2. The circuit of claim 1, wherein said first resistor and said second resistor are P-channel, diode-connected, field-effect transistors.

3. The circuit of claim 1, wherein said first resistor and said second resistor are identical P-channel, diode-connected, field-effect transistors.

4. The circuit of claim 1, wherein said first capacitor and said second capacitor are field-effect transistors.

5. The circuit of claim 1, wherein said first capacitor and said second capacitor are identical field-effect transistors.

6. The circuit of claim 1, wherein said second voltage is ground voltage.

7. The circuit of claim 1, wherein said first voltage, said second voltage and said output voltage are equal prior to a change in said first voltage.

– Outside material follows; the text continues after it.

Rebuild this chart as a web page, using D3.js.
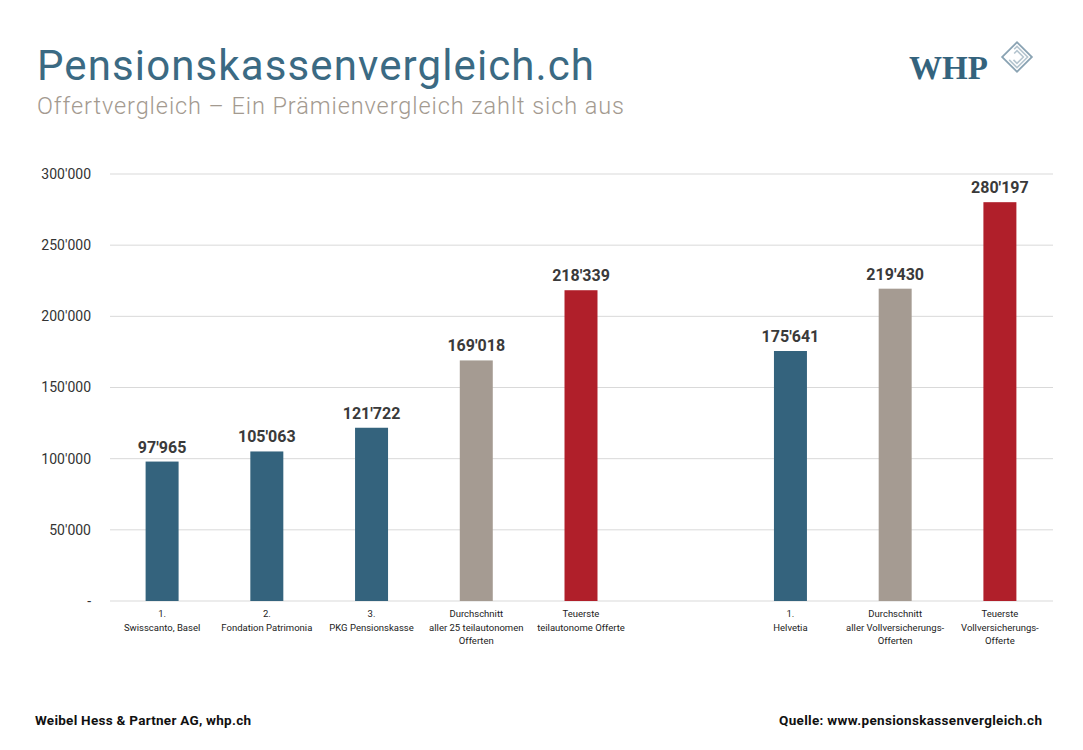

8. A voltage divider circuit providing an output voltage at a second terminal in response to a voltage applied between a first terminal and a third terminal, said circuit comprising:

the product of said first ohmic value and said first farad value being substantially equal to the product of said second ohmic value and said second farad value.

9. The circuit of claim 8, wherein said first resistor and said second resistor are P-channel, diode-connected, field-effect transistors.

10. The circuit of claim 8, wherein said first resistor and said second resistor are identical P-channel, diode-connected, field-effect transistors.

11. The circuit of claim 8, wherein said first capacitor and said second capacitor are field-effect transistors.

12. The circuit of claim 8, wherein said first capacitor and said second capacitor are identical field-effect transistors.

13. The circuit of claim 8, wherein said second voltage is ground voltage.

14. The circuit of claim 8, wherein said first voltage, said second voltage and said output voltage are equal prior to a change in said first voltage.